Body/Images – Foreign/Gazes: (Feminine) Territoriality and Corpography in Latin American graphic narratives (2019-2022)

Over the last two decades, graphic narratives have become a prominent artistic space of feminist resistance in Latin America. Although the comics scene is still dominated by male artists and readers, women are increasingly using the medium to question and de- and reframe hegemonic and heteronormative social structures and visualities. They are, moreover, challenging and re-appropriating lines imposed not only by their male peers but also by colonial and ‘Western’ art traditions. As Tim Ingold (2007) argues, the ‘imposition of lines’ is a modus operandi of colonialism, which “proceeds first by converting the paths along which life is lived into boundaries in which it is contained, and then by joining up these now enclosed communities, each confined to one spot, into vertically integrated assemblies.” Such ideas were recently taken up in relation to graphic narratives during the international conference ‘Crisis Lines: Coloniality, Modernity, Comics’ (City, University of London, 9-10 June 2021). Drawing on Boaventura de Sousa Santos’s (2007) reference to the ‘abyssal line structuring of Western Modernity’, this project will develop and expand on these interventions by exploring the anti-colonial potential of comics and graphic narratives by Latin American women.
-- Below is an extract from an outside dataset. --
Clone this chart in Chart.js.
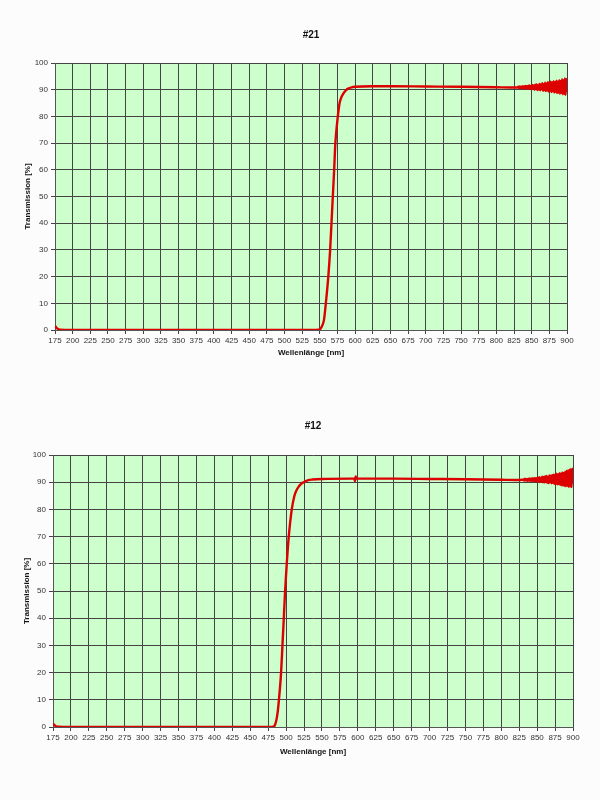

Writing Berlin (2019-2024)

The project “Writing Berlin” will study the manifold activities promoting inter­national literary exchange that took place in the divided city after the building of the Berlin Wall. There will be an emphasis on the selection processes and on the cultural and political implications of these activities, on their effects on actual literary writing and on how the changing political environ­ment affected the social roles and existence of the authors concerned.